--- Directions ---
Reproduce every record below exactly as written, but leave out any pictures.

(begin)

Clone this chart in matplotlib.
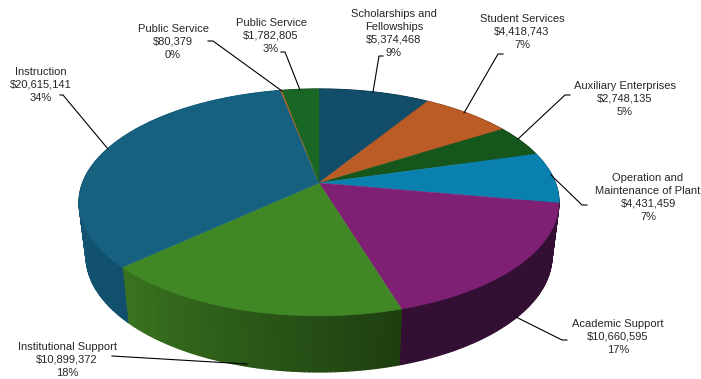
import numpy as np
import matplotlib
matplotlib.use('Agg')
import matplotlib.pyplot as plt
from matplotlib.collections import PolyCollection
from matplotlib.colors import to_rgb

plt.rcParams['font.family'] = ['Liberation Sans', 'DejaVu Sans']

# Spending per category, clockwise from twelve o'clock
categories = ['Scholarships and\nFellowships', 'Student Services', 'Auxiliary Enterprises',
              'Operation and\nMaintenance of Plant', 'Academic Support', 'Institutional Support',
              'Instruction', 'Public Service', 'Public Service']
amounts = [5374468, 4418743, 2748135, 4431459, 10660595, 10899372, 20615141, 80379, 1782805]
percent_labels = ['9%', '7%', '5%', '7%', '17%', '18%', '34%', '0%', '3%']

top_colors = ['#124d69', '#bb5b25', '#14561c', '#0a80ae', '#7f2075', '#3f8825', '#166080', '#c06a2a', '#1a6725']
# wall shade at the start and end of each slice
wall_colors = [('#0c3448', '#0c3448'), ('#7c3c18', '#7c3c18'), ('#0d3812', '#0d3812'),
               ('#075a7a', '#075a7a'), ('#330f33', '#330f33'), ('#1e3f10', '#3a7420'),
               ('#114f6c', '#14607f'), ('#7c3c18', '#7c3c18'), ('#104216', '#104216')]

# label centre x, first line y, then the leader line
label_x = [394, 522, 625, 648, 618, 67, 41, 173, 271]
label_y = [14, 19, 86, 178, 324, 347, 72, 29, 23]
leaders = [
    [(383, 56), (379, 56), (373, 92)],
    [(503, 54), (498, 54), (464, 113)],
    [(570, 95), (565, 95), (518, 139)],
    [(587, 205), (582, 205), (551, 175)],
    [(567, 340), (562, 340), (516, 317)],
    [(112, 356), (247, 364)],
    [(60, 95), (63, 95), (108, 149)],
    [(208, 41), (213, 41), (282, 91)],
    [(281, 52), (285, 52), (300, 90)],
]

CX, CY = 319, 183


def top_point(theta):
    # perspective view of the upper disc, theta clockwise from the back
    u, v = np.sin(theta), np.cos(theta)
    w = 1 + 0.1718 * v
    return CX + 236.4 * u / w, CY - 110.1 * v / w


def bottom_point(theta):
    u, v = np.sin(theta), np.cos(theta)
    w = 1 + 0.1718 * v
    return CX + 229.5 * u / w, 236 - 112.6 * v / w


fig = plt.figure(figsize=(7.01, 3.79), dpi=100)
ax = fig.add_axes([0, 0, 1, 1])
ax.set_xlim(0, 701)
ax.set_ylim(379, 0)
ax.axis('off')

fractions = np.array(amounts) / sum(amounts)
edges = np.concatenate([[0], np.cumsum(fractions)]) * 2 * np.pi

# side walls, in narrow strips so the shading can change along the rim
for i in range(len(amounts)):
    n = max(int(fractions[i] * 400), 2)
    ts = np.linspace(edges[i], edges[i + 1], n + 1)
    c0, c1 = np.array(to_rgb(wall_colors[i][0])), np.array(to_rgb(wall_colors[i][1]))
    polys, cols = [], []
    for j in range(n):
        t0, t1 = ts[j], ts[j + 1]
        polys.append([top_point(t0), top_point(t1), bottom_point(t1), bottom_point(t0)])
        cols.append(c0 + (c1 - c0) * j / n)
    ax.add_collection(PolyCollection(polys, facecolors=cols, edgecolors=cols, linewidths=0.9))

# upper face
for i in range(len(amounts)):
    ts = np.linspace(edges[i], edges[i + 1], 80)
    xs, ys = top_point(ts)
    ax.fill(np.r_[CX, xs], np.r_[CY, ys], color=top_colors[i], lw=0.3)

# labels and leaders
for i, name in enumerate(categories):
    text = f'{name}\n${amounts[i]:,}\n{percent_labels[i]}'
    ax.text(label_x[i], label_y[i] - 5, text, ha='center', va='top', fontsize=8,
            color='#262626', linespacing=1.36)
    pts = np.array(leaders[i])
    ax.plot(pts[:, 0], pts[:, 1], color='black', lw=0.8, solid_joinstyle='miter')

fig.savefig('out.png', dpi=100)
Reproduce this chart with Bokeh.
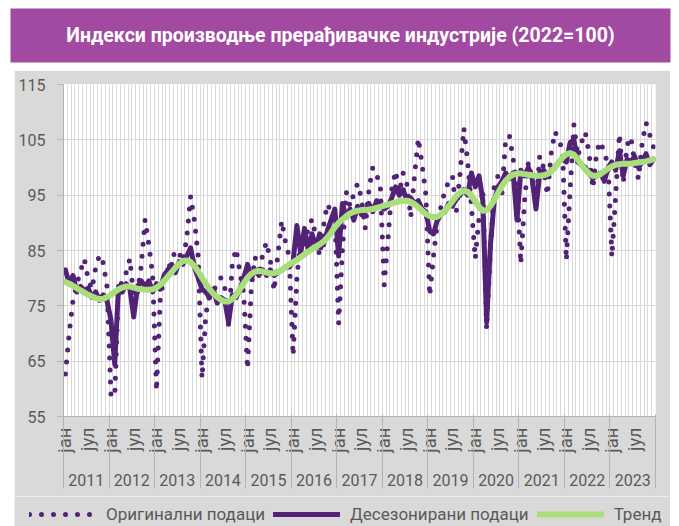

(end)

--- Answer to this task ---
Clone this chart in matplotlib.
import numpy as np
import matplotlib
matplotlib.use('Agg')
import matplotlib.pyplot as plt
from matplotlib.collections import PolyCollection
from matplotlib.colors import to_rgb

plt.rcParams['font.family'] = ['Liberation Sans', 'DejaVu Sans']

# Spending per category, clockwise from twelve o'clock
categories = ['Scholarships and\nFellowships', 'Student Services', 'Auxiliary Enterprises',
              'Operation and\nMaintenance of Plant', 'Academic Support', 'Institutional Support',
              'Instruction', 'Public Service', 'Public Service']
amounts = [5374468, 4418743, 2748135, 4431459, 10660595, 10899372, 20615141, 80379, 1782805]
percent_labels = ['9%', '7%', '5%', '7%', '17%', '18%', '34%', '0%', '3%']

top_colors = ['#124d69', '#bb5b25', '#14561c', '#0a80ae', '#7f2075', '#3f8825', '#166080', '#c06a2a', '#1a6725']
# wall shade at the start and end of each slice
wall_colors = [('#0c3448', '#0c3448'), ('#7c3c18', '#7c3c18'), ('#0d3812', '#0d3812'),
               ('#075a7a', '#075a7a'), ('#330f33', '#330f33'), ('#1e3f10', '#3a7420'),
               ('#114f6c', '#14607f'), ('#7c3c18', '#7c3c18'), ('#104216', '#104216')]

# label centre x, first line y, then the leader line
label_x = [394, 522, 625, 648, 618, 67, 41, 173, 271]
label_y = [14, 19, 86, 178, 324, 347, 72, 29, 23]
leaders = [
    [(383, 56), (379, 56), (373, 92)],
    [(503, 54), (498, 54), (464, 113)],
    [(570, 95), (565, 95), (518, 139)],
    [(587, 205), (582, 205), (551, 175)],
    [(567, 340), (562, 340), (516, 317)],
    [(112, 356), (247, 364)],
    [(60, 95), (63, 95), (108, 149)],
    [(208, 41), (213, 41), (282, 91)],
    [(281, 52), (285, 52), (300, 90)],
]

CX, CY = 319, 183


def top_point(theta):
    # perspective view of the upper disc, theta clockwise from the back
    u, v = np.sin(theta), np.cos(theta)
    w = 1 + 0.1718 * v
    return CX + 236.4 * u / w, CY - 110.1 * v / w


def bottom_point(theta):
    u, v = np.sin(theta), np.cos(theta)
    w = 1 + 0.1718 * v
    return CX + 229.5 * u / w, 236 - 112.6 * v / w


fig = plt.figure(figsize=(7.01, 3.79), dpi=100)
ax = fig.add_axes([0, 0, 1, 1])
ax.set_xlim(0, 701)
ax.set_ylim(379, 0)
ax.axis('off')

fractions = np.array(amounts) / sum(amounts)
edges = np.concatenate([[0], np.cumsum(fractions)]) * 2 * np.pi

# side walls, in narrow strips so the shading can change along the rim
for i in range(len(amounts)):
    n = max(int(fractions[i] * 400), 2)
    ts = np.linspace(edges[i], edges[i + 1], n + 1)
    c0, c1 = np.array(to_rgb(wall_colors[i][0])), np.array(to_rgb(wall_colors[i][1]))
    polys, cols = [], []
    for j in range(n):
        t0, t1 = ts[j], ts[j + 1]
        polys.append([top_point(t0), top_point(t1), bottom_point(t1), bottom_point(t0)])
        cols.append(c0 + (c1 - c0) * j / n)
    ax.add_collection(PolyCollection(polys, facecolors=cols, edgecolors=cols, linewidths=0.9))

# upper face
for i in range(len(amounts)):
    ts = np.linspace(edges[i], edges[i + 1], 80)
    xs, ys = top_point(ts)
    ax.fill(np.r_[CX, xs], np.r_[CY, ys], color=top_colors[i], lw=0.3)

# labels and leaders
for i, name in enumerate(categories):
    text = f'{name}\n${amounts[i]:,}\n{percent_labels[i]}'
    ax.text(label_x[i], label_y[i] - 5, text, ha='center', va='top', fontsize=8,
            color='#262626', linespacing=1.36)
    pts = np.array(leaders[i])
    ax.plot(pts[:, 0], pts[:, 1], color='black', lw=0.8, solid_joinstyle='miter')

fig.savefig('out.png', dpi=100)
Reproduce this chart with Bokeh.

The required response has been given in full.